You can see that it’s totally changed in terms of functionality

“The other element of product innovation that we would look at is we have about 108 different types of product out there; everything from our breadwinner which is a plain, natural 500g [yoghurt] all the way down in size to our baby yoghurts as well.

“Those products, if you put one up beside the other, compared to what it was 10 or 12 years ago, you can see that it’s totally changed in terms of functionality, packaging as well, but still has the same Glenisk quality in it as well.

“We innovate with our existing lines and with new product development as well,” he said.

Bigger picture

Looking at the bigger picture, Cleary said Glenisk doesn’t want to be one of the only producers of organic produce.

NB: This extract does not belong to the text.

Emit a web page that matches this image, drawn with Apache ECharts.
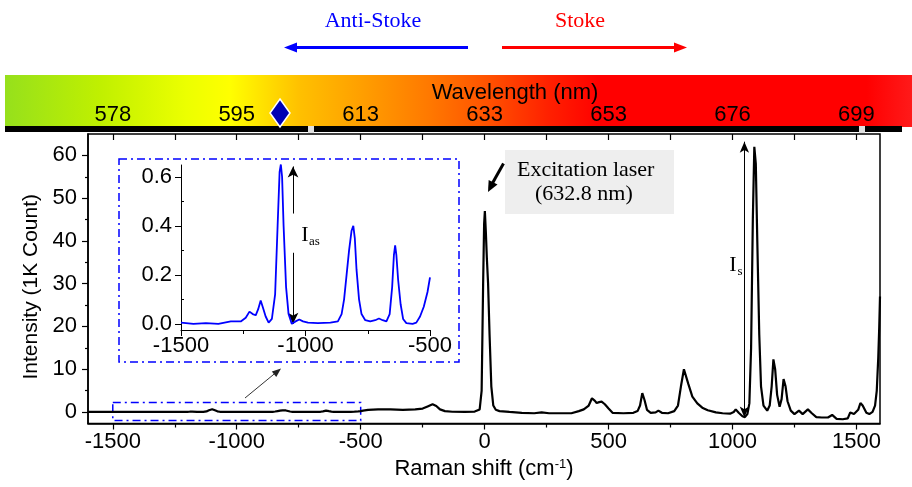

“We would prefer to see it become more mainstream. We think Ireland is in a great position as well, with its credentials, to exploit that and grow with the market.

“If we need to look at environmental change, reduce carbon footprint, we need to look at all aspects of it.

"We believe that organic is a way of life that was practised in the past back 50 to 70 years ago, but it was one of these many things that we lost as we moved into the second half of the 20th century as well.

“All ideas that are in front of us, they don’t need to be new ideas, they can be things that we learned from the past and organic is one of them that we did in the past as well.

“It can be brought forward in a modern way that it can feed the larger population that we are living with now as well,” he said.